┌──

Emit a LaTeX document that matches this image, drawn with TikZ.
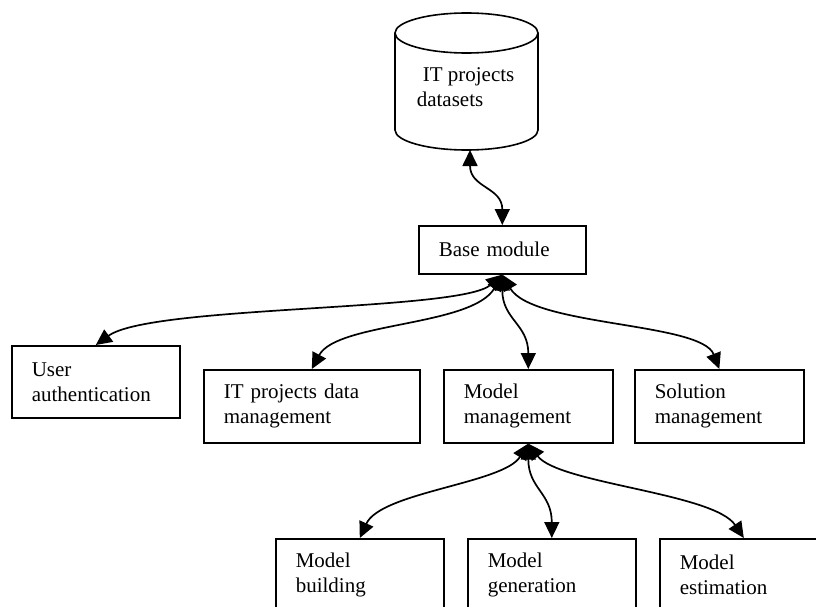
\documentclass[tikz,border=0pt]{standalone}
\usepackage{fontspec}
\setmainfont{Liberation Serif}
\usetikzlibrary{arrows.meta}

\begin{document}
\begin{tikzpicture}[
    x=1pt, y=-1pt,
    % GLOBAL CFG
    font=\fontsize{21}{25}\selectfont,
    line width=1.6pt,
    % Styles
    module/.style={% For the module boxes
        rectangle,
        draw=black,
        anchor=north west,
        align=left,
        inner xsep=20pt,
        inner ysep=0pt,
        minimum height=73pt,
    },
    store/.style={% For the datasets cylinder
        line width=1.6pt,
    },
    link/.style={% Double headed curved connectors
        {Triangle[length=16pt,width=15pt]}-{Triangle[length=16pt,width=15pt]},
        line width=1.7pt,
    },
    ]
    \clip (0,0) rectangle (816,607);

    % Draw datasets cylinder
    \draw[store] (395,33) -- (395,130) arc[start angle=180, end angle=0, x radius=71.5, y radius=20] -- (538,33);
    \draw[store] (466.5,33) ellipse [x radius=71.5, y radius=20];
    \coordinate (dbbot) at (470,150);
    \node[anchor=north west, align=left, inner sep=0pt] (dblabel) at (416,67) {\hspace{6pt}IT projects\\datasets};

    % Draw modules
    \node[module, text width=127pt, minimum height=48pt] (base) at (418,225) {Base module};
    \node[module, text width=128pt, minimum height=72pt] (ua) at (11,345) {User\\authentication};
    \node[module, text width=176pt] (itdm) at (203,369) {IT projects data\\management};
    \node[module, text width=129pt] (mm) at (443,369) {Model\\management};
    \node[module, text width=129pt] (sm) at (634,369) {Solution\\management};

    % Draw sub modules of model management
    \node[module, text width=128pt] (mb) at (275,538) {Model\\building};
    \node[module, text width=128pt] (mg) at (467,538) {Model\\generation};
    \node[module, text width=128pt] (me) at (659,538) {Model\\estimation};

    % Links
    \draw[link] (dbbot) .. controls +(0,38) and +(0,-38) .. (base.north);
    \draw[link] (base.south) .. controls +(-42,37) and +(55,-40) .. (ua.north);
    \draw[link] (base.south) .. controls +(-30,52) and +(25,-47) .. (itdm.north);
    \draw[link] (base.south) .. controls +(0,45) and +(0,-45) .. (mm.north);
    \draw[link] (base.south) .. controls +(30,52) and +(-18,-47) .. (sm.north);

    \draw[link] (mm.south) .. controls +(-25,40) and +(21,-46) .. (mb.north);
    \draw[link] (mm.south) .. controls +(0,45) and +(0,-45) .. (mg.north);
    \draw[link] (mm.south) .. controls +(30,40) and +(-30,-45) .. (me.north);

\end{tikzpicture}
\end{document}
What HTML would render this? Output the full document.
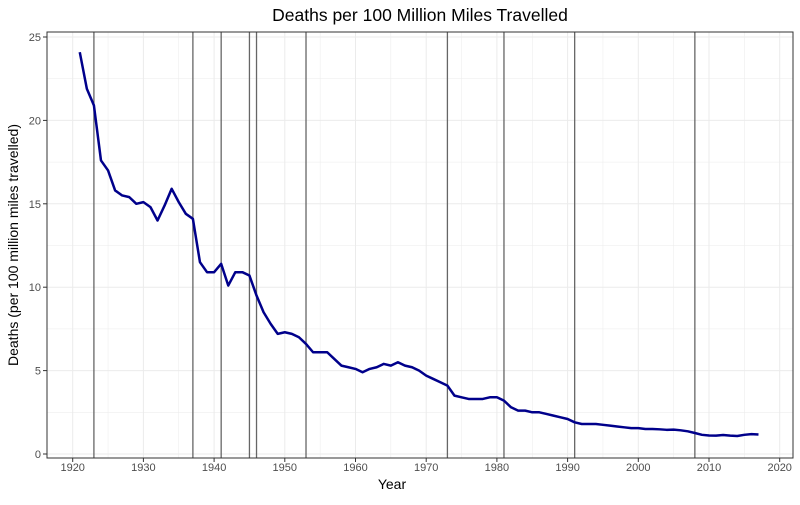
<!DOCTYPE html>
<html><head><meta charset="utf-8"><style>
body{margin:0;background:#fff;font-family:"Liberation Sans",sans-serif}
</style></head><body>
<svg width="800" height="500" xmlns="http://www.w3.org/2000/svg">
<text x="420" y="21" text-anchor="middle" font-size="17.5" fill="#000">Deaths per 100 Million Miles Travelled</text>
<text x="392" y="489" text-anchor="middle" font-size="14" fill="#000">Year</text>
<text transform="translate(18,245) rotate(-90)" text-anchor="middle" font-size="14" fill="#000">Deaths (per 100 million miles travelled)</text>
<g id="grid"></g><g id="vlines"></g><g id="series"></g><g id="axes"></g>
<rect x="47" y="32" width="746" height="426" fill="none" stroke="#333" stroke-width="1"/>
</svg>
<script>
const years=[];for(let y=1921;y<=2017;y++)years.push(y);
const deaths=[24.09,21.9,20.9,17.6,17.0,15.8,15.5,15.4,15.0,15.1,14.8,14.0,14.9,15.9,15.1,14.4,14.1,11.5,10.9,10.9,11.4,10.1,10.9,10.9,10.7,9.5,8.5,7.8,7.2,7.3,7.2,7.0,6.6,6.1,6.1,6.1,5.7,5.3,5.2,5.1,4.9,5.1,5.2,5.4,5.3,5.5,5.3,5.2,5.0,4.7,4.5,4.3,4.1,3.5,3.4,3.3,3.3,3.3,3.4,3.4,3.2,2.8,2.6,2.6,2.5,2.5,2.4,2.3,2.2,2.1,1.9,1.8,1.8,1.8,1.75,1.7,1.65,1.6,1.55,1.55,1.5,1.5,1.48,1.45,1.46,1.42,1.36,1.26,1.15,1.11,1.1,1.14,1.1,1.08,1.15,1.19,1.17];
const eventYears=[1923,1937,1941,1945,1946,1953,1973,1981,1991,2008];
const xTicks=[1920,1930,1940,1950,1960,1970,1980,1990,2000,2010,2020];
const yTicks=[0,5,10,15,20,25];
const X=v=>72.7+(v-1920)*7.07;
const Y=v=>454-v*16.68;
const NS="http://www.w3.org/2000/svg";
function mk(t,a,p){const e=document.createElementNS(NS,t);for(const k in a)e.setAttribute(k,a[k]);p.appendChild(e);return e;}
const grid=document.getElementById('grid'),ax=document.getElementById('axes');
for(let v=1915;v<=2025;v+=5){const x=X(v);if(x<47||x>793)continue;const l=mk('line',{x1:x,x2:x,y1:32,y2:458,stroke:'#ebebeb','stroke-width':v%10?0.5:1},grid);

}
for(let v=0;v<=25;v+=2.5){const y=Y(v);const l=mk('line',{x1:47,x2:793,y1:y,y2:y,stroke:'#ebebeb','stroke-width':v%5?0.5:1},grid);

}
xTicks.forEach(v=>{const x=X(v);mk('line',{x1:x,x2:x,y1:458,y2:462,stroke:'#333'},ax);
const t=mk('text',{x:x,y:471,'text-anchor':'middle','font-size':11,fill:'#4d4d4d'},ax);t.textContent=v;

});
yTicks.forEach(v=>{const y=Y(v);mk('line',{x1:43,x2:47,y1:y,y2:y,stroke:'#333'},ax);
const t=mk('text',{x:41,y:y+4,'text-anchor':'end','font-size':11,fill:'#4d4d4d'},ax);t.textContent=v;

});
const vl=document.getElementById('vlines');
eventYears.forEach(v=>{const l=mk('line',{x1:X(v),x2:X(v),y1:32,y2:458,stroke:'#666','stroke-width':1.3},vl);

});
const p=mk('polyline',{points:years.map((y,i)=>X(y)+','+Y(deaths[i])).join(' '),fill:'none',stroke:'#00008b','stroke-width':2.5,'stroke-linejoin':'round'},document.getElementById('series'));


</script>
</body></html>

└──

■ Written exercise ■
All of the entries above should be copied exactly, except for the pictures.

■ Correct output ■
Emit a LaTeX document that matches this image, drawn with TikZ.
\documentclass[tikz,border=0pt]{standalone}
\usepackage{fontspec}
\setmainfont{Liberation Serif}
\usetikzlibrary{arrows.meta}

\begin{document}
\begin{tikzpicture}[
    x=1pt, y=-1pt,
    % GLOBAL CFG
    font=\fontsize{21}{25}\selectfont,
    line width=1.6pt,
    % Styles
    module/.style={% For the module boxes
        rectangle,
        draw=black,
        anchor=north west,
        align=left,
        inner xsep=20pt,
        inner ysep=0pt,
        minimum height=73pt,
    },
    store/.style={% For the datasets cylinder
        line width=1.6pt,
    },
    link/.style={% Double headed curved connectors
        {Triangle[length=16pt,width=15pt]}-{Triangle[length=16pt,width=15pt]},
        line width=1.7pt,
    },
    ]
    \clip (0,0) rectangle (816,607);

    % Draw datasets cylinder
    \draw[store] (395,33) -- (395,130) arc[start angle=180, end angle=0, x radius=71.5, y radius=20] -- (538,33);
    \draw[store] (466.5,33) ellipse [x radius=71.5, y radius=20];
    \coordinate (dbbot) at (470,150);
    \node[anchor=north west, align=left, inner sep=0pt] (dblabel) at (416,67) {\hspace{6pt}IT projects\\datasets};

    % Draw modules
    \node[module, text width=127pt, minimum height=48pt] (base) at (418,225) {Base module};
    \node[module, text width=128pt, minimum height=72pt] (ua) at (11,345) {User\\authentication};
    \node[module, text width=176pt] (itdm) at (203,369) {IT projects data\\management};
    \node[module, text width=129pt] (mm) at (443,369) {Model\\management};
    \node[module, text width=129pt] (sm) at (634,369) {Solution\\management};

    % Draw sub modules of model management
    \node[module, text width=128pt] (mb) at (275,538) {Model\\building};
    \node[module, text width=128pt] (mg) at (467,538) {Model\\generation};
    \node[module, text width=128pt] (me) at (659,538) {Model\\estimation};

    % Links
    \draw[link] (dbbot) .. controls +(0,38) and +(0,-38) .. (base.north);
    \draw[link] (base.south) .. controls +(-42,37) and +(55,-40) .. (ua.north);
    \draw[link] (base.south) .. controls +(-30,52) and +(25,-47) .. (itdm.north);
    \draw[link] (base.south) .. controls +(0,45) and +(0,-45) .. (mm.north);
    \draw[link] (base.south) .. controls +(30,52) and +(-18,-47) .. (sm.north);

    \draw[link] (mm.south) .. controls +(-25,40) and +(21,-46) .. (mb.north);
    \draw[link] (mm.south) .. controls +(0,45) and +(0,-45) .. (mg.north);
    \draw[link] (mm.south) .. controls +(30,40) and +(-30,-45) .. (me.north);

\end{tikzpicture}
\end{document}
What HTML would render this? Output the full document.
<!DOCTYPE html>
<html><head><meta charset="utf-8"><style>
body{margin:0;background:#fff;font-family:"Liberation Sans",sans-serif}
</style></head><body>
<svg width="800" height="500" xmlns="http://www.w3.org/2000/svg">
<text x="420" y="21" text-anchor="middle" font-size="17.5" fill="#000">Deaths per 100 Million Miles Travelled</text>
<text x="392" y="489" text-anchor="middle" font-size="14" fill="#000">Year</text>
<text transform="translate(18,245) rotate(-90)" text-anchor="middle" font-size="14" fill="#000">Deaths (per 100 million miles travelled)</text>
<g id="grid"></g><g id="vlines"></g><g id="series"></g><g id="axes"></g>
<rect x="47" y="32" width="746" height="426" fill="none" stroke="#333" stroke-width="1"/>
</svg>
<script>
const years=[];for(let y=1921;y<=2017;y++)years.push(y);
const deaths=[24.09,21.9,20.9,17.6,17.0,15.8,15.5,15.4,15.0,15.1,14.8,14.0,14.9,15.9,15.1,14.4,14.1,11.5,10.9,10.9,11.4,10.1,10.9,10.9,10.7,9.5,8.5,7.8,7.2,7.3,7.2,7.0,6.6,6.1,6.1,6.1,5.7,5.3,5.2,5.1,4.9,5.1,5.2,5.4,5.3,5.5,5.3,5.2,5.0,4.7,4.5,4.3,4.1,3.5,3.4,3.3,3.3,3.3,3.4,3.4,3.2,2.8,2.6,2.6,2.5,2.5,2.4,2.3,2.2,2.1,1.9,1.8,1.8,1.8,1.75,1.7,1.65,1.6,1.55,1.55,1.5,1.5,1.48,1.45,1.46,1.42,1.36,1.26,1.15,1.11,1.1,1.14,1.1,1.08,1.15,1.19,1.17];
const eventYears=[1923,1937,1941,1945,1946,1953,1973,1981,1991,2008];
const xTicks=[1920,1930,1940,1950,1960,1970,1980,1990,2000,2010,2020];
const yTicks=[0,5,10,15,20,25];
const X=v=>72.7+(v-1920)*7.07;
const Y=v=>454-v*16.68;
const NS="http://www.w3.org/2000/svg";
function mk(t,a,p){const e=document.createElementNS(NS,t);for(const k in a)e.setAttribute(k,a[k]);p.appendChild(e);return e;}
const grid=document.getElementById('grid'),ax=document.getElementById('axes');
for(let v=1915;v<=2025;v+=5){const x=X(v);if(x<47||x>793)continue;const l=mk('line',{x1:x,x2:x,y1:32,y2:458,stroke:'#ebebeb','stroke-width':v%10?0.5:1},grid);

}
for(let v=0;v<=25;v+=2.5){const y=Y(v);const l=mk('line',{x1:47,x2:793,y1:y,y2:y,stroke:'#ebebeb','stroke-width':v%5?0.5:1},grid);

}
xTicks.forEach(v=>{const x=X(v);mk('line',{x1:x,x2:x,y1:458,y2:462,stroke:'#333'},ax);
const t=mk('text',{x:x,y:471,'text-anchor':'middle','font-size':11,fill:'#4d4d4d'},ax);t.textContent=v;

});
yTicks.forEach(v=>{const y=Y(v);mk('line',{x1:43,x2:47,y1:y,y2:y,stroke:'#333'},ax);
const t=mk('text',{x:41,y:y+4,'text-anchor':'end','font-size':11,fill:'#4d4d4d'},ax);t.textContent=v;

});
const vl=document.getElementById('vlines');
eventYears.forEach(v=>{const l=mk('line',{x1:X(v),x2:X(v),y1:32,y2:458,stroke:'#666','stroke-width':1.3},vl);

});
const p=mk('polyline',{points:years.map((y,i)=>X(y)+','+Y(deaths[i])).join(' '),fill:'none',stroke:'#00008b','stroke-width':2.5,'stroke-linejoin':'round'},document.getElementById('series'));


</script>
</body></html>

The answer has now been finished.